Ron Johnson lied
Text messages released by the January 6 Committee last week revealed that Senator Ron Johnson (R-WI) tried to deliver a list of fake electors directly to former Vice President Mike Pence. This was part of a broader scheme to use Pence's ceremonial role overseeing the certification of the Electoral College to install Trump for a second term.
Johnson's spokesperson, in a statement posted to Twitter, claimed Johnson had "no involvement" in the scheme and "no foreknowledge that it was going to be delivered to our office."
In an interview last Tuesday outside the Capitol building, Johnson reiterated that his office was simply "handed an envelope" by a House intern that was "supposed to go to the Vice President."
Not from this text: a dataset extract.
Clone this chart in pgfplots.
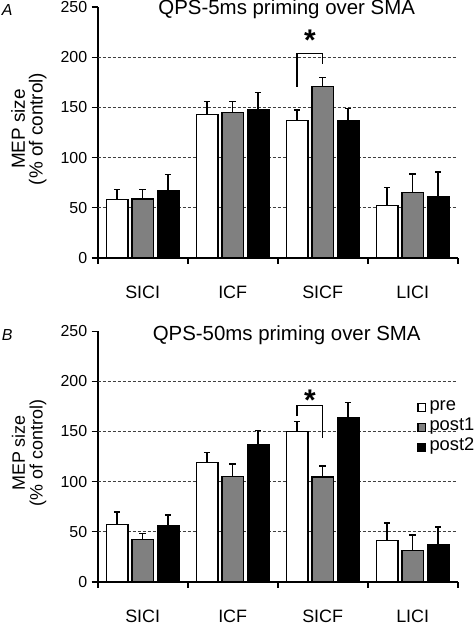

"Was that the first you heard of it? When you received the envelope?" Johnson was asked by a reporter. "Yeah," Johnson replied, describing the delivery of the envelope as a "staff-to-staff" deal. "I had no hand in any of it," Johnson insisted. "I was not involved in this at all."
In a separate interview last Tuesday, Johnson claimed he was "basically unaware" of what was going on.
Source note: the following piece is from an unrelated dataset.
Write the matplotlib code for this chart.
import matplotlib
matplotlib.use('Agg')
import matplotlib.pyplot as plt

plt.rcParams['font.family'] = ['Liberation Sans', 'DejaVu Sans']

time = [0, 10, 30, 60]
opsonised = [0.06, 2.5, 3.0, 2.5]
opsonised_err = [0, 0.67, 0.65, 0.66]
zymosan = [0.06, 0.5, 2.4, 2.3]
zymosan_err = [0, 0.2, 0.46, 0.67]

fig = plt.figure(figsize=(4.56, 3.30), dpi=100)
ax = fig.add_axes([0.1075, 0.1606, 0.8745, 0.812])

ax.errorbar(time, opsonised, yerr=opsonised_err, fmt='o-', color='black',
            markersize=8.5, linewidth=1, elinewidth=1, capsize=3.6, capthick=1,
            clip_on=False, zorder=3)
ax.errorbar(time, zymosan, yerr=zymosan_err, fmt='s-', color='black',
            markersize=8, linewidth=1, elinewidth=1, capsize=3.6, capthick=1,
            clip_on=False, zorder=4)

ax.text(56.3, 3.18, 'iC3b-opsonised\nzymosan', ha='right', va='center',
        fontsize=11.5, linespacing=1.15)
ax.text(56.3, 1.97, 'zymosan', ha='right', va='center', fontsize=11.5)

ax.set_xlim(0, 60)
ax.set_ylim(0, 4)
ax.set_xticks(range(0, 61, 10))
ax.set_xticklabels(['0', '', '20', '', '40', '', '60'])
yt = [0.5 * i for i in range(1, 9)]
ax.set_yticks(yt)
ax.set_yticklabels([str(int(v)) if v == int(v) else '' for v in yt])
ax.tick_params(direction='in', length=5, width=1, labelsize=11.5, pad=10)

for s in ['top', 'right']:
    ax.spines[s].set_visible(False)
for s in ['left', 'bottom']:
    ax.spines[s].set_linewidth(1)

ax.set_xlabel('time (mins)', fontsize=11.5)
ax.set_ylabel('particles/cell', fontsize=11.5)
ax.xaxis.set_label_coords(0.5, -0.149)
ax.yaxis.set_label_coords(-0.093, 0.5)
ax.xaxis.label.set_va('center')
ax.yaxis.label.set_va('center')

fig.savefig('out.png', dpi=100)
As it turns out, all of this was a lie.
In an interview Thursday with WIBA-AM, Johnson "acknowledged he coordinated with Dane County [Wisconsin] attorney Jim Troupis and his chief of staff by text message that morning to get to Pence a document." According to Johnson, "Troupis contacted [Johnson] by text message on the morning of Jan. 6, 2021, to get a document on 'Wisconsin electors' to Pence."
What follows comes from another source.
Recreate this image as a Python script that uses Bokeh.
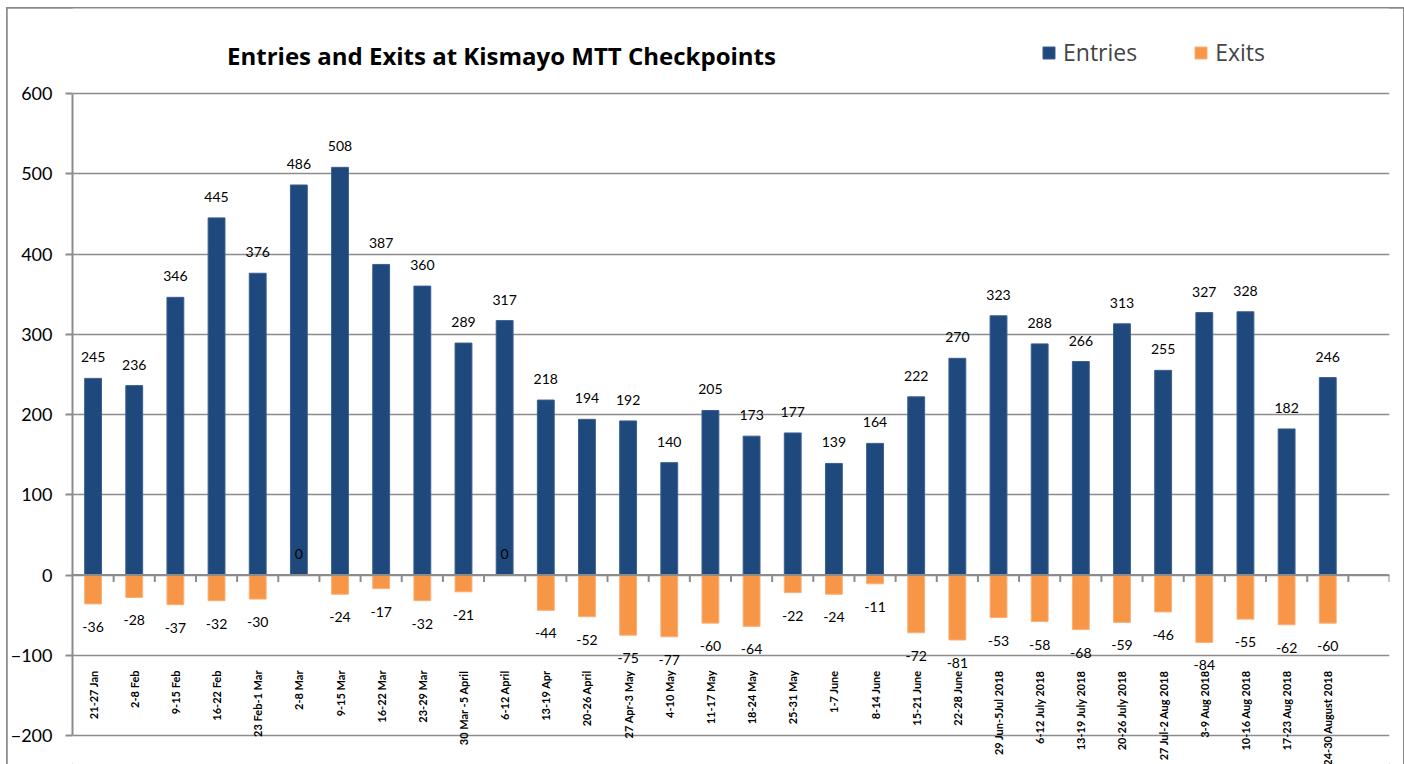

Johnson also promoted a sympathetic story about the his involvement published by right-wing journalist John Solomon, which includes the text he received from Troupis:
Troupis "represented Trump in recounts of the liberal Dane and Milwaukee counties and sought to throw out tens of thousands of ballots to overturn Joe Biden's victory in the 2020 election." Troupis was attempting to deliver the names of ten Republicans "who convened at the Wisconsin State Capitol on Dec. 14, 2020" and "signed paperwork falsely claiming to be presidential electors for Trump."Johnson is friendly with Troupis, knew about his activities to overturn the election and why he would want to deliver fake "electors" to Pence.
Six minutes after receiving the text from Troupis, Johnson introduced Troupis to his Chief of Staff to facilitate the exchange of information:
After an hour, Johnson let Troupis know that the Vice President wouldn't accept the envelope:
This directly contradicts Johnson's earlier claims that he had "no hand in any of it" and the discussions around the document were "staff-to-staff."
Johnson also said that the document with the fake Trump electors originated with the office of Representative Mike Kelly (R-PA). Kelly's office said that was a lie. "Senator Johnson's statements about Representative Kelly are patently false," a spokesperson for Kelly said. "Mr. Kelly has not spoken to Sen. Johnson for the better part of a decade, and he has no knowledge of the claims Mr. Johnson is making related to the 2020 election."
According to Solomon's story, "a Trump campaign official asked Kelly to get an 'alternate slate' of electors to Pence. Kelly then called Troupis, who then texted Johnson, according to the story."
Despite Johnson's apparent involvement in a plot to subvert the election results by delivering a slate of fake electors to Pence, his reelection campaign is supported by major corporations. As Popular Information previously reported, Johnson's corporate PAC supporters include FedEx, Charter Communications, Chevron, Experian, Honeywell, Koch Industries, Home Depot, Kraft Heinz, and UPS.
The January 6 Committee hastily scheduled a hearing on Tuesday "to present recently obtained evidence and receive witness testimony." The topic of the hearing is unknown.
The Pepsi mystery, solved
Last Tuesday, Popular Information reported that Pepsi was a sponsor of the 2022 Texas Republican Convention. This was significant because, during the convention, the Texas GOP produced a platform that, among other things, called LGBTQ people "abnormal" and called for the repeal of the Voting Rights Act of 1965.
After publication, Pepsi contacted Popular Information and flatly denied that it was a sponsor. But what about the signs displayed in the convention hall that listed Pepsi as a sponsor? Pepsi suggested that the photos of the signs published by Popular Information had "been altered to include our name." Pepsi's denial was the topic of last Wednesday's newsletter.
But we continued to report out the story. Among other things, we located a copy of the convention program, which clearly listed Pepsi as a sponsor.
We sent this additional evidence to Pepsi last week and a spokesperson sent us the following statement:
Neither PepsiCo nor any of our brands have sponsored any state political conventions in 2022. Our last contributions to both parties in Texas were in 2020 to support the National Convention delegations of the Texas State Republican and Texas State Democratic parties. Our understanding is that the party decided to recognize donations from previous years on signage at this year’s convention.
Pepsi's $15,000 donation to the Texas Republican Party was reported to the Texas Ethics Commission in August 2021. Pepsi told Popular Information that it made the donation in the summer of 2020 but the check was never cashed. Pepsi reissued the check sometime in 2021.